«La paura è il motore delle Borse. E del thriller»

da Mantova

Gli economisti lo hanno battezzato Fear Index (indice della paura) e con la sigla VIX, il «termometro» che monitora «la percezione del rischio finanziario sul mercato». Più gli investitori hanno paura, più tendono a vendere certe azioni, più il VIX sale. Da tempo il VIX è diventato una sorta di «sismografo delle Borse». Cosa potrebbe succedere se qualcuno inventasse un metodo per individuare in anticipo questo valore? Quanto potrebbe valere una scoperta del genere? Lo spiega il thriller L’indice della paura (Mondadori) di Robert Harris, dove il pluripremiato autore inglese di Fatherland, Ghostwriter, Enigma e Pompei ci offre una sconvolgente immagine del mercato finanziario internazionale.
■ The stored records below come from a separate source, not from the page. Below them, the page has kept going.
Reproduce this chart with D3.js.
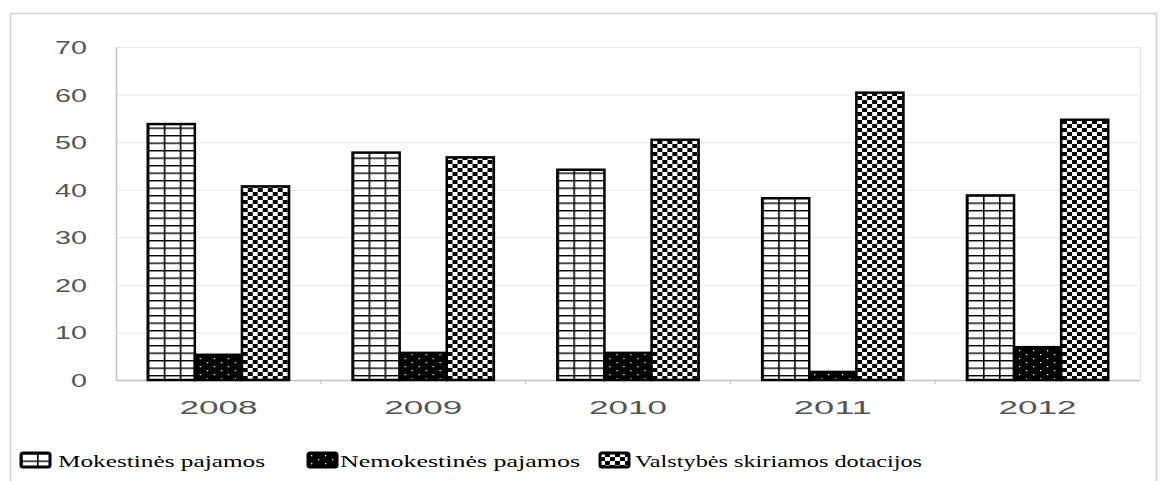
<!DOCTYPE html>
<html><head><meta charset="utf-8">
<script src="https://cdn.jsdelivr.net/npm/d3@7"></script>
<style>html,body{margin:0;padding:0;background:#fff;}svg{display:block;}</style>
</head><body>
<svg id="c" width="1160" height="481"></svg>
<script>
const years = ["2008","2009","2010","2011","2012"];
const seriesNames = ["Mokestinės pajamos","Nemokestinės pajamos","Valstybės skiriamos dotacijos"];
const mokestines = [53.8, 47.8, 44.2, 38.2, 38.8];
const nemokestines = [5.3, 5.7, 5.7, 1.7, 6.9];
const dotacijos = [40.7, 46.8, 50.5, 60.4, 54.7];
const yTicks = [0,10,20,30,40,50,60,70];

(function(){
const svg = d3.select("#c");
const defs = svg.append("defs");
const pg = defs.append("pattern").attr("id","pGrid").attr("patternUnits","userSpaceOnUse").attr("width",16).attr("height",7.5);
pg.append("rect").attr("width",16).attr("height",7.5).attr("fill","#fff");
pg.append("rect").attr("x",0).attr("y",0).attr("width",1.6).attr("height",7.5).attr("fill","#000");
pg.append("rect").attr("x",0).attr("y",0).attr("width",16).attr("height",1.4).attr("fill","#000");
const pd = defs.append("pattern").attr("id","pDots").attr("patternUnits","userSpaceOnUse").attr("width",14).attr("height",8);
pd.append("rect").attr("width",14).attr("height",8).attr("fill","#000");
pd.append("rect").attr("x",3).attr("y",2).attr("width",1.3).attr("height",1.3).attr("fill","#fff");
pd.append("rect").attr("x",10).attr("y",6).attr("width",1.3).attr("height",1.3).attr("fill","#fff");
const pc = defs.append("pattern").attr("id","pCheck").attr("patternUnits","userSpaceOnUse").attr("width",10).attr("height",8);
pc.append("rect").attr("width",10).attr("height",8).attr("fill","#000");
pc.append("rect").attr("x",0).attr("y",0).attr("width",5).attr("height",4).attr("fill","#fff");
pc.append("rect").attr("x",5).attr("y",4).attr("width",5).attr("height",4).attr("fill","#fff");
const fills = ["url(#pGrid)","url(#pDots)","url(#pCheck)"];

svg.append("rect").attr("x",10.5).attr("y",13.5).attr("width",1146).attr("height",480)
  .attr("fill","none").attr("stroke","#d0d0d0").attr("stroke-width",1.5);

const pL = 116, pR = 1140, pT = 47, pB = 380;
const y = d3.scaleLinear().domain([0,70]).range([pB, pT]);
const x0 = d3.scaleBand().domain(years).range([pL, pR]).paddingInner(0.31).paddingOuter(0.155);
const x1 = d3.scaleBand().domain(seriesNames).range([0, x0.bandwidth()]);

svg.append("g").selectAll("line").data(yTicks.filter(d=>d>0)).join("line")
  .attr("x1",pL).attr("x2",pR).attr("y1",d=>y(d)+0.5).attr("y2",d=>y(d)+0.5)
  .attr("stroke","#e8e8e8").attr("stroke-width",1);
svg.append("line").attr("x1",pR+0.5).attr("x2",pR+0.5).attr("y1",pT).attr("y2",pB)
  .attr("stroke","#e0e0e0");

const yAxis = svg.append("g").attr("transform",`translate(${pL},0)`)
  .call(d3.axisLeft(y).tickValues(yTicks).tickSize(0).tickPadding(0));
yAxis.select(".domain").attr("stroke","#c0c0c0").attr("stroke-width",1.5);
yAxis.selectAll("text").attr("x",-29).attr("dy","0.36em")
  .attr("font-family","Liberation Sans, Arial, sans-serif").attr("font-size",18).attr("fill","#555")
  .attr("textLength",function(){return this.textContent.length*16;}).attr("lengthAdjust","spacingAndGlyphs");

const xAxis = svg.append("g").attr("transform",`translate(0,${pB})`)
  .call(d3.axisBottom(x0).tickSize(0).tickPadding(0));
xAxis.select(".domain").attr("stroke","#c0c0c0").attr("stroke-width",1.5);
xAxis.selectAll("text").attr("y",34).attr("dy",0)
  .attr("font-family","Liberation Sans, Arial, sans-serif").attr("font-size",18).attr("fill","#555")
  .attr("textLength",78).attr("lengthAdjust","spacingAndGlyphs");
const step = x0.step();
svg.append("g").selectAll("line").data(years.slice(1)).join("line")
  .attr("x1",d=>x0(d)-x0.paddingInner()*step/2).attr("x2",d=>x0(d)-x0.paddingInner()*step/2)
  .attr("y1",pB).attr("y2",pB+4).attr("stroke","#c0c0c0");

const seriesData = [mokestines, nemokestines, dotacijos];
const groups = svg.append("g").selectAll("g").data(years).join("g")
  .attr("transform",d=>`translate(${x0(d)},0)`);
groups.selectAll("rect").data((d,i)=>seriesNames.map((s,j)=>({s, j, v: seriesData[j][i]}))).join("rect")
  .attr("x",d=>x1(d.s)).attr("width",x1.bandwidth())
  .attr("y",d=>y(d.v)).attr("height",d=>y(0)-y(d.v))
  .attr("fill",d=>fills[d.j]).attr("stroke","#000").attr("stroke-width",2.5);

const legendX = [21, 308, 600];
const legendW = [207, 240, 287];
const lg = svg.append("g").selectAll("g").data(seriesNames).join("g")
  .attr("transform",(d,i)=>`translate(${legendX[i]},453)`);
lg.append("rect").attr("width",29).attr("height",14).attr("rx",2)
  .attr("fill",(d,i)=>fills[i]).attr("stroke","#000").attr("stroke-width",3);
lg.append("text").attr("x",(d,i)=>i===2?35:(i===1?32:37)).attr("y",14)
  .attr("font-family","Liberation Serif, Times New Roman, serif").attr("font-size",16).attr("fill","#000")
  .attr("textLength",(d,i)=>legendW[i]).attr("lengthAdjust","spacingAndGlyphs")
  .text(d=>d);
})();
</script>
</body></html>
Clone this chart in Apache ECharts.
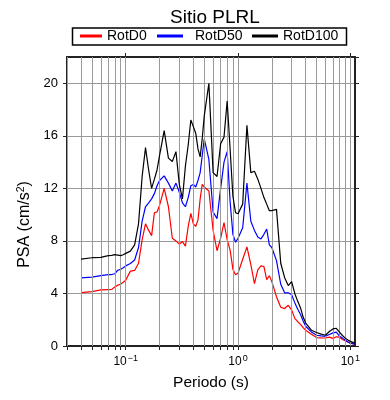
<!DOCTYPE html>
<html><head><meta charset="utf-8">
<script src="https://cdn.jsdelivr.net/npm/echarts@6/dist/echarts.min.js"></script>
<style>html,body{margin:0;padding:0;background:#fff}#c{width:390px;height:400px}</style>
</head><body><div id="c"></div>
<script>
const periods = [0.04,0.05,0.06,0.07,0.075,0.08,0.085,0.09,0.095,
  0.1,0.11,0.12,0.13,0.14,0.15,0.16,0.17,0.18,0.19,0.2,
  0.22,0.24,0.26,0.28,0.3,
  0.32,0.34,0.36,0.38,0.4,0.42,0.44,0.46,0.48,0.5,
  0.55,0.6,0.65,0.7,0.75,0.8,0.85,0.9,0.95,1.0,
  1.1,1.2,1.3,1.4,1.5,1.6,1.7,1.8,1.9,2.0,
  2.2,2.4,2.6,2.8,3.0,3.2,3.4,3.6,3.8,4.0,
  4.5,5.0,5.5,6.0,6.5,7.0,7.5,8.0,8.5,9.0,9.5,10,11];
const rotd0 = [4.06,4.14,4.27,4.29,4.3,4.5,4.63,4.7,4.85,
  5.0,5.7,5.75,6.3,8.1,9.3,8.8,8.4,10.15,10.2,10.7,
  12.0,10.6,8.2,8.0,7.75,
  7.95,7.6,9.1,10.1,9.3,9.1,9.6,11.2,12.3,12.1,
  11.8,8.8,7.25,8.2,9.4,8.1,7.3,5.85,5.42,5.55,
  6.6,7.55,6.2,4.75,5.8,6.1,6.05,5.05,5.35,4.9,
  3.75,2.95,2.85,3.1,2.75,2.1,1.85,1.65,1.4,1.2,
  0.9,0.64,0.62,0.61,0.68,0.58,0.7,0.68,0.5,0.4,0.31,0.22,0.13];
const rotd50 = [5.19,5.24,5.36,5.43,5.44,5.5,5.77,5.83,5.95,
  6.1,6.28,6.55,7.5,9.5,10.6,10.9,11.2,11.6,12.2,12.6,
  12.95,12.4,11.8,12.4,11.7,
  10.9,10.6,11.3,12.2,12.3,12.1,12.6,13.2,14.5,15.76,
  14.2,10.2,9.7,12.0,14.0,14.8,11.0,8.5,7.9,8.2,
  9.0,12.4,9.5,8.8,8.3,8.15,8.5,8.9,7.7,7.5,
  6.5,4.7,4.05,4.05,3.9,3.3,2.8,2.4,1.9,1.5,
  1.07,0.82,0.77,0.74,0.88,1.0,1.05,0.75,0.6,0.45,0.31,0.22,0.13];
const rotd100 = [6.62,6.72,6.75,6.88,6.9,6.95,6.92,6.88,6.95,
  7.05,7.22,7.7,9.3,12.9,15.1,13.4,12.0,12.7,13.4,14.5,
  16.4,14.3,14.05,14.8,12.3,
  11.2,13.7,15.3,17.2,16.7,16.2,15.0,14.4,15.8,17.5,
  20.0,13.2,12.9,15.4,15.9,18.65,15.0,11.4,10.15,10.07,
  10.8,16.8,13.2,13.3,12.7,12.0,11.3,10.8,10.3,10.3,
  10.4,6.3,5.2,4.6,4.9,4.0,3.4,2.9,2.2,1.75,
  1.2,1.03,0.9,0.82,1.1,1.3,1.35,1.05,0.8,0.6,0.45,0.35,0.22];
const seriesNames = ['RotD0','RotD50','RotD100'];
const gridPeriods = [0.03,0.04,0.05,0.06,0.07,0.08,0.09,0.1,0.2,0.3,0.4,0.5,0.6,0.7,0.8,0.9,1,2,3,4,5,6,7,8,9,10];
const xLabelValues = [0.1, 1, 10];
const xLabelTexts = ['10{sup|\u22121}', '10{sup|0}', '10{sup|1}'];

const FONT = '"Liberation Sans", Arial, Helvetica, sans-serif';
const FRAME = '#222';
const GRIDC = '#9a9a9a';
const pair = arr => periods.map((p, i) => [p, arr[i]]);
function xLabel(v) {
  for (let i = 0; i < xLabelValues.length; i++) {
    if (Math.abs(Math.log10(v) - Math.log10(xLabelValues[i])) < 1e-6) return xLabelTexts[i];
  }
  return '';
}
const legendBase = {
  top: 29, icon: 'rect', itemWidth: 24, itemHeight: 3, padding: 0,
  textStyle: {fontFamily: FONT, fontSize: 14, color: '#000'}
};
const chart = echarts.init(document.getElementById('c'), null, {renderer: 'canvas'});
const option = {
  animation: false,
  backgroundColor: '#fff',
  title: {text: 'Sitio PLRL', left: 165, top: 3,
    textStyle: {fontFamily: FONT, fontSize: 19, fontWeight: 'normal', color: '#000'}},
  legend: [
    Object.assign({}, legendBase, {data: [seriesNames[0]], left: 80, itemWidth: 22}),
    Object.assign({}, legendBase, {data: [{name: seriesNames[1], textStyle: {padding: [0, 0, 0, 7]}}], left: 157, itemWidth: 26}),
    Object.assign({}, legendBase, {data: [seriesNames[2]], left: 252, itemWidth: 26})
  ],
  graphic: [{type: 'rect', z: 100, shape: {x: 72.5, y: 28, width: 274, height: 17},
    style: {fill: 'none', stroke: '#000', lineWidth: 1.5}}],
  grid: {left: 67, right: 35, top: 57, bottom: 54},
  xAxis: [
    {type: 'log', min: 0.03, max: 11, position: 'bottom',
     axisLine: {show: true, onZero: false, lineStyle: {color: FRAME, width: 2}},
     axisTick: {show: true, inside: false, length: 4, customValues: gridPeriods, lineStyle: {color: FRAME}},
     axisLabel: {customValues: xLabelValues, formatter: xLabel,
       margin: 8, color: '#000', fontFamily: FONT, fontSize: 12,
       rich: {sup: {fontSize: 9, verticalAlign: 'top', fontFamily: FONT, color: '#000', padding: [0, 0, 6, 1]}}},
     splitLine: {show: false},
     name: 'Periodo (s)', nameLocation: 'middle', nameGap: 29,
     nameTextStyle: {fontFamily: FONT, fontSize: 15.5, color: '#000'}},
    {type: 'log', min: 0.03, max: 11, position: 'top',
     axisLine: {show: true, onZero: false, lineStyle: {color: FRAME, width: 2}},
     axisTick: {show: true, inside: false, length: 4, customValues: xLabelValues, lineStyle: {color: FRAME}},
     axisLabel: {show: false}, splitLine: {show: false}}
  ],
  yAxis: [
    {type: 'value', min: 0, max: 22, interval: 4, position: 'left',
     axisLine: {show: true, onZero: false, lineStyle: {color: FRAME, width: 2}},
     axisTick: {show: true, inside: false, length: 4, lineStyle: {color: FRAME}},
     axisLabel: {showMaxLabel: false, margin: 9, color: '#000', fontFamily: FONT, fontSize: 13},
     splitLine: {show: true, lineStyle: {color: GRIDC, width: 1}},
     name: 'PSA (cm/s{sup|2})', nameLocation: 'middle', nameGap: 31,
     nameTextStyle: {fontFamily: FONT, fontSize: 16, color: '#000', padding: [0, 46, 0, 0],
       rich: {sup: {fontSize: 10.5, verticalAlign: 'top', fontFamily: FONT, color: '#000', padding: [0, 0, 7, 0]}}}},
    {type: 'value', min: 0, max: 22, interval: 4, position: 'right',
     axisLine: {show: true, onZero: false, lineStyle: {color: FRAME, width: 2}},
     axisTick: {show: true, inside: false, length: 4, lineStyle: {color: FRAME}},
     axisLabel: {show: false}, splitLine: {show: false}}
  ],
  series: [
    {type: 'line', name: '_grid', data: [], silent: true, z: 1,
     markLine: {silent: true, symbol: ['none', 'none'], label: {show: false}, animation: false,
       lineStyle: {color: GRIDC, width: 1, type: 'solid'},
       emphasis: {disabled: true},
       data: gridPeriods.map(v => ({xAxis: v}))}},
    {type: 'line', name: seriesNames[0], data: pair(rotd0), symbol: 'none', z: 3,
     color: '#ff0000', lineStyle: {color: '#ff0000', width: 1.2}},
    {type: 'line', name: seriesNames[1], data: pair(rotd50), symbol: 'none', z: 4,
     color: '#0000ff', lineStyle: {color: '#0000ff', width: 1.2}},
    {type: 'line', name: seriesNames[2], data: pair(rotd100), symbol: 'none', z: 5,
     color: '#000000', lineStyle: {color: '#000000', width: 1.2}}
  ]
};
chart.setOption(option);
</script>
</body></html>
Ne è protagonista un ex studioso del Cern, Max Hoffman, che è riuscito a creare un algoritmo per ricalcolare in tempo reale «l’indice della paura» e lo usa come mezzo di investimento sul mercato. Per presentare in anteprima mondiale il romanzo Harris ha scelto il Festivaletteratura di Mantova dove sarà ospite oggi.
Com’è nata l’idea del libro?
«Tutto è iniziato una dozzina di anni fa, quando mi sono trovato fra le mani un libro di Bill Gates che raccontava la sua esperienza nel mondo del computer e i rapporti fra l’intelligenza umana e quella artificiale. Mi sono trovato così a scrivere un romanzo che tratta il tema della paura, una volta che mi sono accorto quanto il panico fosse intrinsecamente collegato con le nuove tecnologie e le nuove macchine. Oggi se uno parla di attacchi di panico con un esperto di economia o di computer questi gli risponderebbero che sono il loro pane quotidiano e che anzi la certezza della paura degli utenti, degli imprenditori e degli acquirenti dà una grande sicurezza a chi deve lavorare per loro perché li rende prevedibili».
Ma si aspettava di scrivere un libro così attuale, vista l’odierna crisi di mercato?
«Affatto. L’ho scritto in un anno e non mi sono mai sentito né Cassandra né Nostradamus. Volevo semplicemente scrivere un libro sui rapporti incontrollati fra l’intelligenza umana e quella artificiale, e per questo tutto il mio thriller è costellato di citazioni di testi di Charles Darwin e delle sue teorie circa la paura e l’evoluzione».
Anche lei però deve ammettere di essere diventato un titolo in Borsa quando si è saputo che stava scrivendo un’opera del genere?
«Non ci ho pensato. Però è vero che non avevo ancora finito di scrivere il sesto capitolo quando la Fox mi ha chiesto di poter opzionare i diritti cinematografici del romanzo. Quando poi mi hanno detto che volevano affidarlo al mio amico Paul Greengrass non potevo che essere contento del risultato. Adoro il suo modo di girare spy-stories come quelle del ciclo di Bourne. Sono contento che gli abbiano affidato il progetto».
Che immagine viene fuori della moderna società economica?
«Credo un’immagine singolare.

Tutti sono abituati a immaginarsi la fiction delle Borse internazionali come quella di un film tipo Wall Street di Oliver Stone, dove il fattore umano gioca ancora un ruolo preponderante. Io invece parlo di stanze piene di gelidi computer cui raramente hanno accesso gli esseri umani e che anzi sono governate a distanza da un algoritmo».